Beyond layout, phinisi grade their rooms into classes, and the naming varies by boat, so it pays to read the deck plan rather than the label. Broadly, a deluxe cabin is the comfortable standard — ensuite, air-conditioned, well finished but compact and often on the lower deck. A VVIP or premium cabin sits higher in the boat, is larger, and usually adds ocean-view windows and a better bed. The step from deluxe to VVIP is mostly about size, position and light, not a different standard of service.

At the top sits the master cabin, sometimes called the owner suite. This is the largest room on the vessel, normally on the upper deck with panoramic windows, a king bed, a generous private bathroom and the best separation from the galley, crew quarters and communal saloon. On a private full-boat charter the master suite is the natural choice for the lead couple; on a shared open trip it is the cabin that books first. Because “VVIP” and “master” mean different things on different boats, we always confirm the exact dimensions and deck position before you commit.

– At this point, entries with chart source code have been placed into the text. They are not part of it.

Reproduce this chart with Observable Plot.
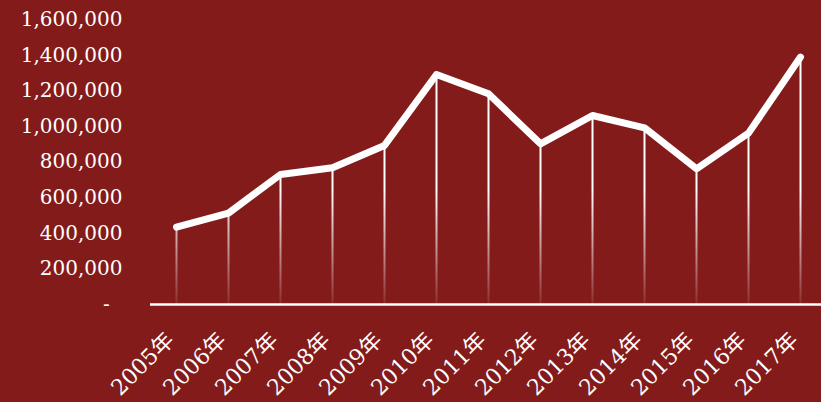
<!DOCTYPE html>
<html>
<head>
<meta charset="utf-8">
<script src="https://cdn.jsdelivr.net/npm/d3@7"></script>
<script src="https://cdn.jsdelivr.net/npm/@observablehq/plot@0.6"></script>
<style>
  html, body { margin: 0; padding: 0; background: #841b1b; }
  #chart svg { display: block; }
</style>
</head>
<body>
<div id="chart"></div>
<script>
const years = ["2005年","2006年","2007年","2008年","2009年","2010年","2011年","2012年","2013年","2014年","2015年","2016年","2017年"];
const values = [434000, 513000, 730000, 768000, 893000, 1291000, 1183000, 902000, 1061000, 992000, 762000, 962000, 1389000];
const yTicks = [0, 200000, 400000, 600000, 800000, 1000000, 1200000, 1400000, 1600000];

const data = years.map((year, i) => ({year, value: values[i]}));
const fmt = d3.format(",");

const chart = Plot.plot({
  width: 821,
  height: 402,
  marginLeft: 150,
  marginRight: 0,
  marginTop: 19,
  marginBottom: 98,
  style: {background: "#841b1b", color: "#ffffff", fontFamily: "'DejaVu Serif', 'Noto Sans CJK SC', serif", fontSize: "20px"},
  x: {type: "point", domain: years, range: [176, 800], padding: 0, label: null},
  y: {domain: [0, 1600000], label: null},
  marks: [
    Plot.axisY({ticks: yTicks, tickSize: 0, tickPadding: 28, tickFormat: d => d === 0 ? "-\u00a0\u00a0" : fmt(d), fill: "#ffffff", fontSize: 20, label: null, style: "letter-spacing: 1px"}),
    Plot.axisX({tickSize: 0, tickPadding: 12, tickRotate: -45, fill: "#ffffff", fontSize: 22, label: null, dx: -6, dy: 20, style: "letter-spacing: 1px"}),
    Plot.ruleX(data, {x: "year", y1: 0, y2: "value", stroke: "url(#fadeWhite)", strokeWidth: 2}),
    Plot.ruleY([0], {stroke: "#ffffff", strokeWidth: 2.5}),
    Plot.lineY(data, {x: "year", y: "value", stroke: "#ffffff", strokeWidth: 7, strokeLinecap: "round", strokeLinejoin: "round", style: "filter: drop-shadow(2px 3px 2px rgba(60,0,0,0.45))"})
  ]
});

const ns = "http://www.w3.org/2000/svg";
const defs = document.createElementNS(ns, "defs");
const grad = document.createElementNS(ns, "linearGradient");
grad.setAttribute("id", "fadeWhite");
grad.setAttribute("gradientUnits", "userSpaceOnUse");
grad.setAttribute("x1", "0"); grad.setAttribute("x2", "0");
grad.setAttribute("y1", "190"); grad.setAttribute("y2", "304");
[[0, 1], [1, 0.08]].forEach(([o, op]) => {
  const s = document.createElementNS(ns, "stop");
  s.setAttribute("offset", o);
  s.setAttribute("stop-color", "#ffffff");
  s.setAttribute("stop-opacity", op);
  grad.appendChild(s);
});
defs.appendChild(grad);
chart.insertBefore(defs, chart.firstChild);
document.getElementById("chart").appendChild(chart);
</script>
</body>
</html>
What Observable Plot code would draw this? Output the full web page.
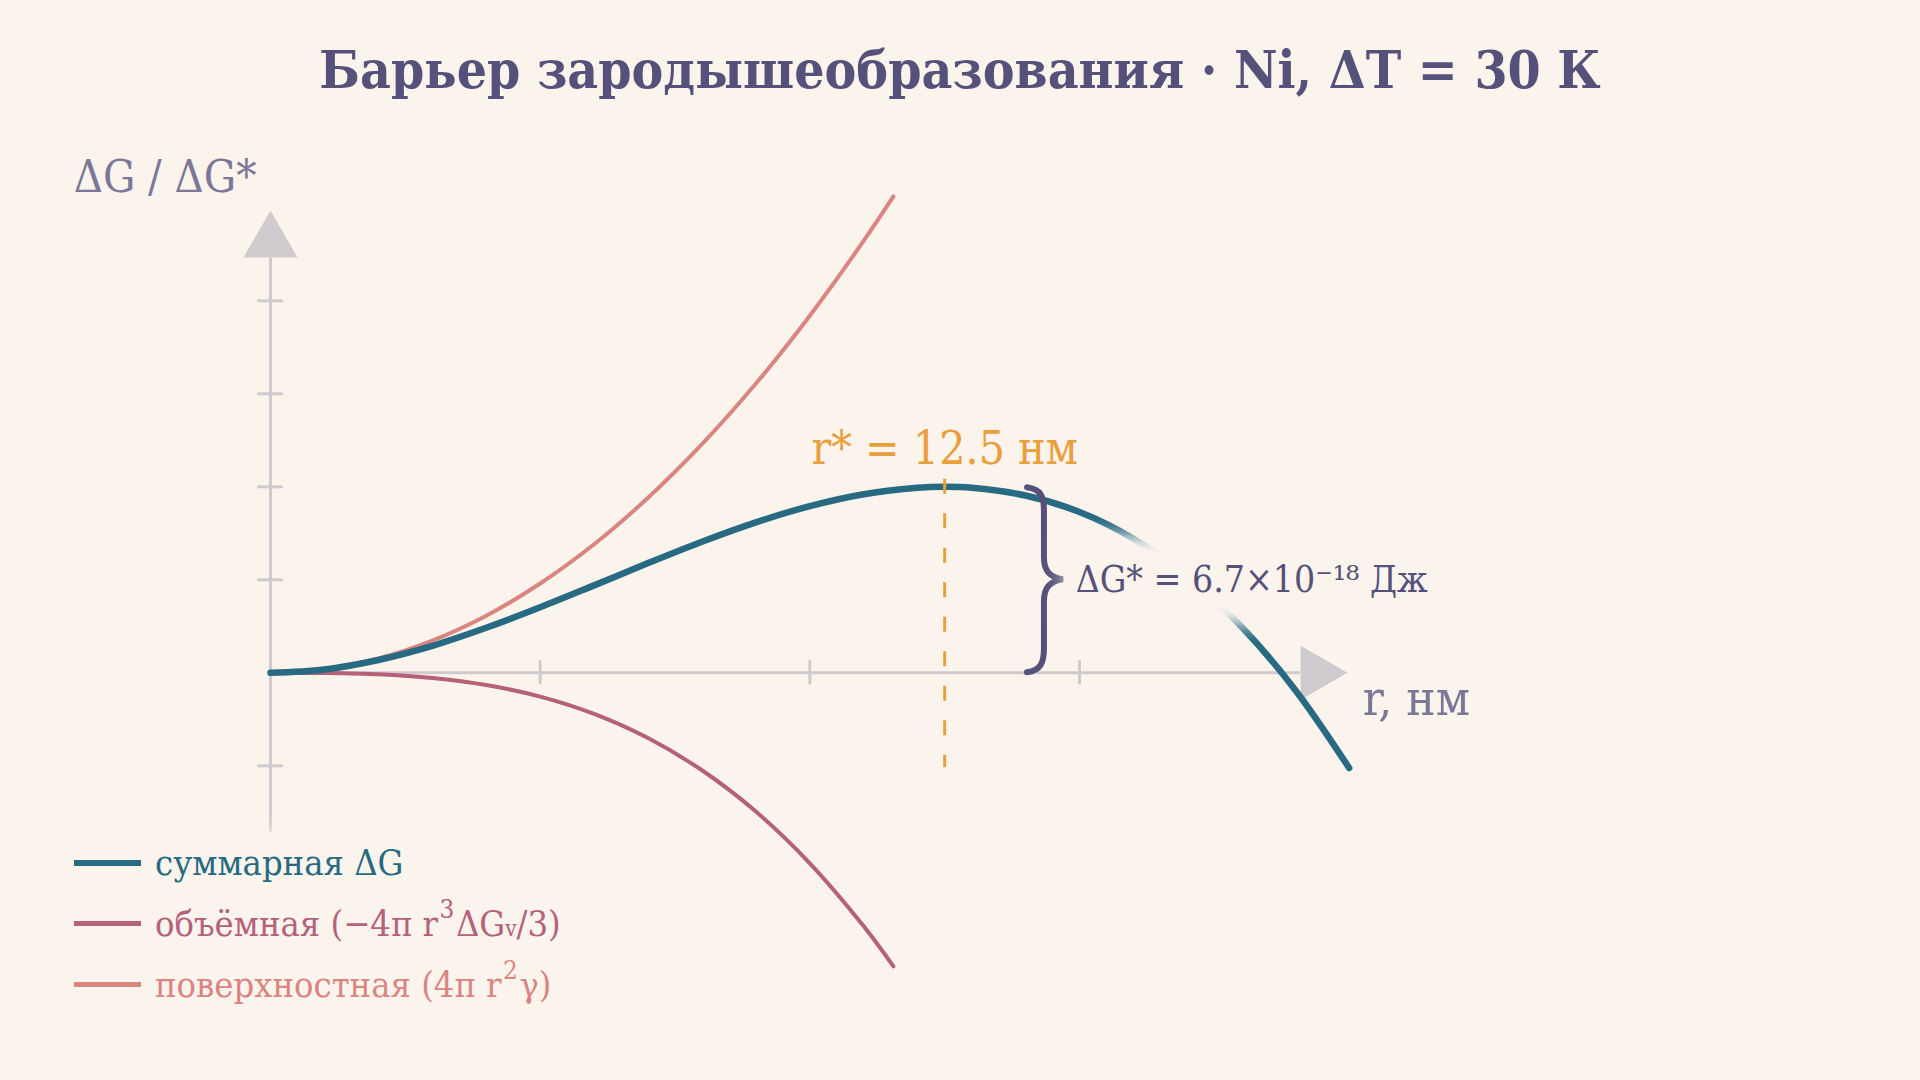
<!DOCTYPE html>
<html>
<head>
<meta charset="utf-8">
<script src="https://cdn.jsdelivr.net/npm/d3@7"></script>
<script src="https://cdn.jsdelivr.net/npm/@observablehq/plot@0.6"></script>
<style>
  html, body { margin: 0; padding: 0; background: #faf4ed; }
  body { width: 1920px; height: 1080px; position: relative; overflow: hidden;
         font-family: "DejaVu Serif Condensed", "DejaVu Serif", serif; font-stretch: condensed; }
  #title { height: 130px; box-sizing: border-box; padding-top: 8px; line-height: 122px; text-align: center;
           font-size: 53px; font-weight: bold; color: #56517a; }
  #legend { position: absolute; left: 74px; top: 832px; background: #faf4ed;
            box-shadow: 0 0 20px 0 #faf4ed; padding-right: 8px; }
  .row { height: 61px; display: flex; align-items: center; font-size: 36px; white-space: nowrap; }
  .sw { display: inline-block; width: 67px; margin-right: 14px; }
  .sup { font-size: 0.72em; position: relative; top: -0.55em; margin: 0 0.06em; }
  .sub { font-size: 0.62em; position: relative; top: 0.2em; }
</style>
</head>
<body>
<div id="title">Барьер зародышеобразования · Ni, ΔT = 30 К</div>
<div id="chart"></div>
<div id="legend">
  <div class="row" style="color:#276a82"><span class="sw" style="height:6px;background:#276a82"></span>суммарная ΔG</div>
  <div class="row" style="color:#b5617a"><span class="sw" style="height:5px;background:#b5617a"></span>объёмная (−4π r<span class="sup">3</span>ΔG<span class="sub">v</span>/3)</div>
  <div class="row" style="color:#da857f"><span class="sw" style="height:5px;background:#da857f"></span>поверхностная (4π r<span class="sup">2</span>γ)</div>
</div>
<script>
// ---- data (r in нм, ΔG in units of ΔG*) ----
const rTotal = [0, 1, 2, 3, 4, 5, 6, 7, 8, 9, 10, 11, 12, 12.5, 13, 14, 15, 16, 17, 18, 19, 20];
const gTotal = [0, 0.018, 0.069, 0.145, 0.242, 0.352, 0.470, 0.590, 0.705, 0.809, 0.896, 0.960, 0.995, 1.0, 0.995, 0.953, 0.864, 0.721, 0.518, 0.249, -0.092, -0.512];
const rParts = [0, 1, 2, 3, 4, 5, 6, 7, 8, 9, 10, 11, 11.55];
const gSurface = [0, 0.019, 0.077, 0.173, 0.307, 0.480, 0.691, 0.941, 1.229, 1.555, 1.920, 2.323, 2.561];
const gVolume = [0, -0.001, -0.008, -0.028, -0.066, -0.128, -0.221, -0.351, -0.524, -0.746, -1.024, -1.363, -1.578];
const xTicks = [5, 10, 15];
const yTicks = [-0.5, 0.5, 1, 1.5, 2];
const rStar = 12.5;
const rStarLabel = "r* = 12.5 нм";
const dGLabel = "ΔG* = 6.7×10⁻¹⁸ Дж";
const xLabel = "r, нм";
const yLabel = "ΔG / ΔG*";

const total = rTotal.map((r, i) => ({r, g: gTotal[i]}));
const surface = rParts.map((r, i) => ({r, g: gSurface[i]}));
const volume = rParts.map((r, i) => ({r, g: gVolume[i]}));

const BG = "#faf4ed", AX = "#cfcacd", INK = "#56517a", LAB = "#7c7797";
const FONT = "DejaVu Serif Condensed, DejaVu Serif, serif";

function brace(index, scales) {
  const {x, y} = scales;
  const sx = x(14.35), top = y(1), bot = y(0), mid = (top + bot) / 2;
  const h = 17, p = 19;
  const d = `M${sx - h},${top + 1} C${sx - 3},${top + 3} ${sx},${top + 10} ${sx},${top + 24}
    L${sx},${mid - 22} C${sx},${mid - 8} ${sx + 6},${mid - 2} ${sx + p},${mid}
    C${sx + 6},${mid + 2} ${sx},${mid + 8} ${sx},${mid + 22}
    L${sx},${bot - 24} C${sx},${bot - 10} ${sx - 3},${bot - 2} ${sx - h},${bot}`;
  return d3.create("svg:path").attr("d", d).attr("fill", "none")
    .attr("stroke", INK).attr("stroke-width", 6).attr("stroke-linecap", "round").node();
}

function fadeBox(x1, x2, y1, y2) {
  return (index, scales) => {
    const {x, y} = scales;
    const g = d3.create("svg:g");
    g.append("defs").append("filter").attr("id", "fadeblur")
      .attr("x", "-30%").attr("y", "-60%").attr("width", "160%").attr("height", "220%")
      .append("feGaussianBlur").attr("stdDeviation", 9);
    g.append("rect").attr("x", x(x1)).attr("y", y(y2))
      .attr("width", x(x2) - x(x1)).attr("height", y(y1) - y(y2))
      .attr("fill", BG).attr("filter", "url(#fadeblur)");
    return g.node();
  };
}

const chart = Plot.plot({
  width: 1920,
  height: 950,
  style: {background: "transparent", overflow: "visible", fontFamily: FONT},
  x: {domain: [0, 15], range: [270, 1079], axis: null},
  y: {domain: [0, 1], range: [542.3, 356.3], axis: null},
  marks: [
    // axes
    Plot.ruleY([0], {x1: 0, x2: 19.1, stroke: AX, strokeWidth: 3}),
    Plot.ruleX([0], {y1: -0.9, y2: 2.23, stroke: AX, strokeWidth: 3}),
    Plot.ruleX(xTicks, {y1: -0.065, y2: 0.065, stroke: AX, strokeWidth: 3}),
    Plot.ruleY(yTicks, {x1: -0.24, x2: 0.24, stroke: AX, strokeWidth: 3}),
    Plot.dot([0], {x: 0, y: 2.317, symbol: "triangle", r: 20.07, fill: AX, stroke: "none"}),
    Plot.dot([0], {x: 19.39, y: 0, symbol: "triangle", r: 20.07, rotate: 90, fill: AX, stroke: "none"}),
    // curves
    Plot.line(surface, {x: "r", y: "g", stroke: "#da857f", strokeWidth: 4, curve: "catmull-rom"}),
    Plot.line(volume, {x: "r", y: "g", stroke: "#b5617a", strokeWidth: 4, curve: "catmull-rom"}),
    Plot.line(total, {x: "r", y: "g", stroke: "#276a82", strokeWidth: 6.5, curve: "catmull-rom"}),
    // critical radius
    Plot.ruleX([rStar], {y1: 1.04, y2: -0.51, stroke: "#e9a03c", strokeWidth: 3, strokeDasharray: "15,19.5"}),
    brace,
    fadeBox(14.75, 21.9, 0.254, 0.738),
    // labels
    Plot.text([rStarLabel], {x: rStar, y: 1.2, text: d => d, fill: "#e9a03c", fontSize: 46, fontFamily: FONT, textAnchor: "middle"}),
    Plot.text([dGLabel], {x: 14.93, y: 0.5, text: d => d, fill: INK, fontSize: 37, fontFamily: FONT, textAnchor: "start"}),
    Plot.text([xLabel], {x: 20.25, y: -0.144, text: d => d, fill: LAB, fontSize: 49, fontFamily: FONT, textAnchor: "start"}),
    Plot.text([yLabel], {x: -3.65, y: 2.66, text: d => d, fill: LAB, fontSize: 45, fontFamily: FONT, textAnchor: "start"})
  ]
});
document.getElementById("chart").append(chart);
</script>
</body>
</html>
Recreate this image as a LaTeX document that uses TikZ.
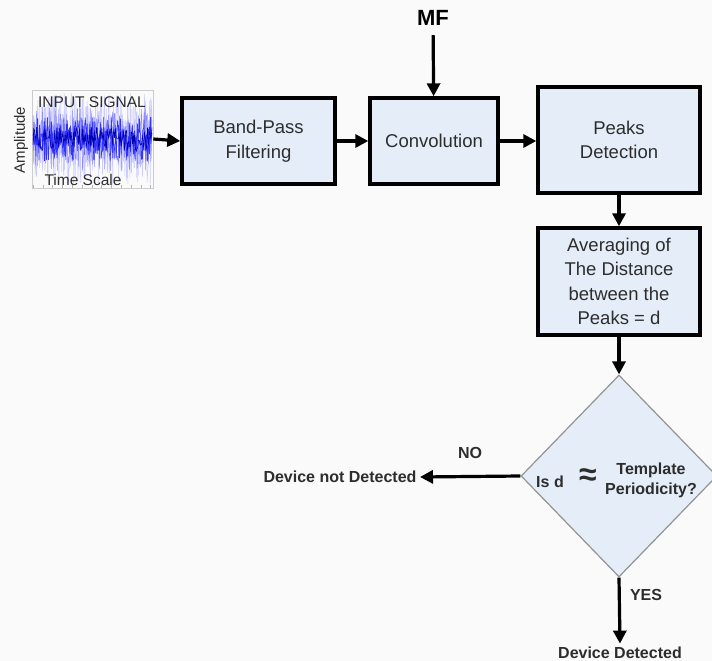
\documentclass[tikz,border=0pt]{standalone}
\usepackage{fontspec}
\setmainfont{Liberation Sans}
\usetikzlibrary{shapes.geometric,arrows.meta}
\definecolor{boxfill}{RGB}{228,237,248}
\definecolor{pagebg}{RGB}{250,250,250}
\definecolor{txtgray}{RGB}{45,45,45}

\begin{document}
\begin{tikzpicture}[x=1pt,y=-1pt,>={Triangle[length=13pt,width=13pt]},
  blk/.style={draw,line width=3.4pt,fill=boxfill,align=center,text=txtgray,
    font=\fontsize{18.5}{24.5}\selectfont},
  dia/.style={diamond,draw=gray!85,line width=1.2pt,fill=boxfill,inner sep=0pt},
  arr/.style={->,line width=3.2pt},
  lbl/.style={font=\fontsize{16}{20}\selectfont\bfseries,text=txtgray,align=center}]
  \useasboundingbox[fill=pagebg] (0,0) rectangle (712,661);

  \node[draw=gray!40,line width=0.6pt,minimum width=121pt,minimum height=98pt,inner sep=0pt] (sig) at (92.5,139) {};
  \begin{scope}
    \clip (32,91) rectangle (153,187);
    \pgfmathsetseed{11}
    \draw[blue!20,line width=0.5pt] plot[domain=33:152,samples=340] (\x,{139+46*rand});
    \draw[blue!45,line width=0.5pt] plot[domain=33:152,samples=300] (\x,{139+32*rand});
    \draw[blue!80,line width=0.6pt] plot[domain=33:152,samples=240] (\x,{139+22*rand});
    \draw[blue!70!black,line width=0.6pt] plot[domain=33:152,samples=160] (\x,{139+12*rand});
  \end{scope}
  \foreach \t in {0,...,12}
    \draw[gray!60] (33+9.8*\t,188) -- ++(0,-3);
  \node[text=txtgray,font=\fontsize{15.5}{18}\selectfont] (ttl) at (92,102) {INPUT SIGNAL};
  \node[text=txtgray,font=\fontsize{15.5}{18}\selectfont] (tsc) at (83,180) {Time Scale};
  \node[text=txtgray,font=\fontsize{15}{18}\selectfont,rotate=90] (amp) at (21,140) {Amplitude};

  \node[blk,minimum width=153pt,minimum height=86pt] (bpf) at (258.5,141) {Band-Pass\\Filtering};
  \node[blk,minimum width=128pt,minimum height=86pt] (conv) at (434,141) {Convolution};
  \node[blk,minimum width=162pt,minimum height=106pt] (peaks) at (619,140) {Peaks\\Detection};
  \node[blk,minimum width=162pt,minimum height=107pt] (avg) at (619,281.5) {Averaging of\\The Distance\\between the\\Peaks = d};
  \node[font=\fontsize{22}{26}\selectfont\bfseries] (mf) at (433,18) {MF};
  \node[dia,minimum width=196pt,minimum height=202pt] (dec) at (619,476) {};
  \node[lbl] (isd) at (550,482) {Is d};
  \node[font=\fontsize{32}{32}\selectfont\bfseries,text=txtgray] (apx) at (588,477) {≈};
  \node[lbl] (tpl) at (651,480) {Template\\Periodicity?};
  \node[lbl] (nodet) at (340,477) {Device not Detected};
  \node[lbl] (det) at (620,653) {Device Detected};
  \node[lbl] (no) at (470,453) {NO};
  \node[lbl] (yes) at (646,595) {YES};

  \draw[arr] (sig.east) -- (bpf.west);
  \draw[arr] (bpf) -- (conv);
  \draw[arr] (conv.east) -- (conv.east -| peaks.west);
  \draw[arr,shorten <=6pt] (mf) -- (conv);
  \draw[arr] (peaks) -- (avg);
  \draw[arr] (avg) -- (dec);
  \draw[arr] (dec.west) -- (nodet.east);
  \draw[arr] (dec.south) -- (det.north);
\end{tikzpicture}
\end{document}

Full-time air-conditioning, ocean views and the comfort details that decide it

Two details separate a comfortable phinisi night from a restless one: air-conditioning and outlook. Full-time air-conditioning means the cabin cooling runs around the clock rather than only when the main generator is on in the evening — a meaningful distinction in the humid dry-season nights of April to October, and even more so in the still, warm air of the November-to-March wet season. When a boat advertises full-time AC we take it to mean the cabins stay cool through the night, and we verify that claim per vessel rather than assuming it.

Ocean-view cabins add windows or portholes that frame the water, most common on upper-deck VVIP and master rooms; lower-deck cabins may have only small ports or none. Views are lovely but secondary — the phinisi is a slow boat, taking roughly three to four hours to reach Komodo Island and four to five to Padar with photo stops along the way, so most of your daylight is spent on deck, not peering out of a cabin window. We rank quiet, cool and well-ventilated above a view when advising first-time cruisers.

How to match a cabin to your group and route

The right cabin follows from who is travelling and how you book the boat. Couples on a romantic itinerary lean towards a double or master suite; groups of friends split costs across twins; multi-generational families want a family cabin or a pair of interconnecting rooms near one another. If you want complete control over the cabin mix — who sleeps where, which room is the master, whether beds are twinned or doubled — a private phinisi charter from Labuan Bajo hands you the whole vessel and lets us configure it around your party rather than a fixed sailing plan.

Route matters too. A classic loop combines the Padar viewpoint at sunrise, Pink Beach, dragon trekking on Komodo or Rinca in the cool morning hours, Manta Point and coral stops at Kanawa and Kelor, with flying foxes at Kalong at dusk — two to four nights aboard, which is exactly why the cabin’s comfort compounds over the trip. You can compare bed plans, classes and bathroom arrangements across our curated fleet, and see how every vessel is laid out on our Labuan Bajo boat charter fleet and cabins. Tell us your dates, group size and the ages of any children, and we will shortlist the cabins that fit.

Frequently asked questions

What is the difference between an ensuite cabin and a shared bathroom on a Komodo liveaboard?

An ensuite cabin has a private bathroom — toilet, basin and fresh-water shower — built inside the room, so you never leave to wash. A shared-bathroom cabin routes guests to communal heads and showers on the same deck. Ensuite offers more privacy and no queueing at the busy pre-dawn landing hour; shared cabins are typically cheaper value-tier or small-boat options.

What cabin classes are available on Komodo boats?

Most phinisi grade cabins from deluxe up to VVIP or premium and, at the top, a master or owner suite. Deluxe rooms are the ensuite, air-conditioned standard; VVIP cabins are larger and higher in the boat with ocean views; the master suite is the largest, quietest room with the best bathroom. Labels vary by vessel, so we confirm exact size and deck position before booking.

Are there family cabins or interconnecting rooms so parents can sleep near their children?

Yes. Many phinisi offer a dedicated family cabin — a single ensuite room with a third or fourth berth via an upper bunk, sofa bed or child’s single, so parents and children stay together. On boats without one, we book two adjacent or interconnecting cabins as a pair. Share the children’s ages when you enquire and we will map the deck plan to keep your family together.

Is there a master cabin with private bathroom and good privacy from crew and common areas?

Yes. The master or owner suite is normally the largest cabin, set on the upper deck with a king bed, a private ensuite bathroom and deliberate separation from the galley, crew quarters and communal saloon. It is the most private room aboard, which is why it is the natural pick for the lead couple on a private charter and the first cabin to sell on shared trips.

Are there air-conditioned cabins on a Komodo liveaboard?

Yes. Modern charter phinisi from Labuan Bajo offer air-conditioned cabins, and many now run full-time AC that cools the room through the night rather than only during evening generator hours — valuable in humid dry-season nights and the warmer wet-season months. Because implementation varies by vessel, we verify the air-conditioning arrangement on each boat before recommending it to you.